Besides the chocolate for the wife, make sure you buy some beer for the plumber...Never ever wash wax down drains. It WILL clog your plumbing.


----------



## blammer (Jul 28, 2006)

now i know why solar melters are so popular... it's all OUTSIDE!


----------



## Keith Benson (Feb 17, 2003)

blammer said:


> so why doesn't anyone "tell" the rookies this bit of info?
> you know, like "make sure you only use disposable pots when melting wax" etc...


It's part of the initiation.. Welcome to the brotherhood of beekeepers banned by their brides.

Keith


----------



## John F (Dec 9, 2005)

blammer said:


> so why doesn't anyone "tell" the rookies this bit of info?
> 
> 
> you know, like "make sure you only use disposable pots when melting wax" etc...
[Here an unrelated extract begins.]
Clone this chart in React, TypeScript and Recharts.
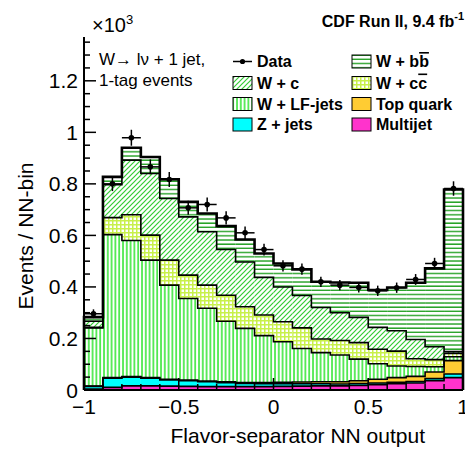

Beekeeping has been done for centuries. The basics haven't changed. When your copy of the veteran beekeepers handbook arrives, note that it contains within the oath, part of which is to not destroy the pioneering spirit of the rookie. We get to discover everything anew.

To rub salt in the wound you'll someday notice that most veterans ignore the oath and are telling us this stuff all along. I can't explain why I don't hear it. You'll recognize it when you hear yourself moan, "Oh, that's what he/she/they meant..."

I think this is the source of the snickers and jeers you'll hear every now and again in the company of other beekeepers.

... Did you hear the story of John's first harvest? He was telling me all about how honey was on everything all over the house! The funny part is last month I was telling him to line his harvest area with cardboard and have newspaper at the ready... <snicker>


----------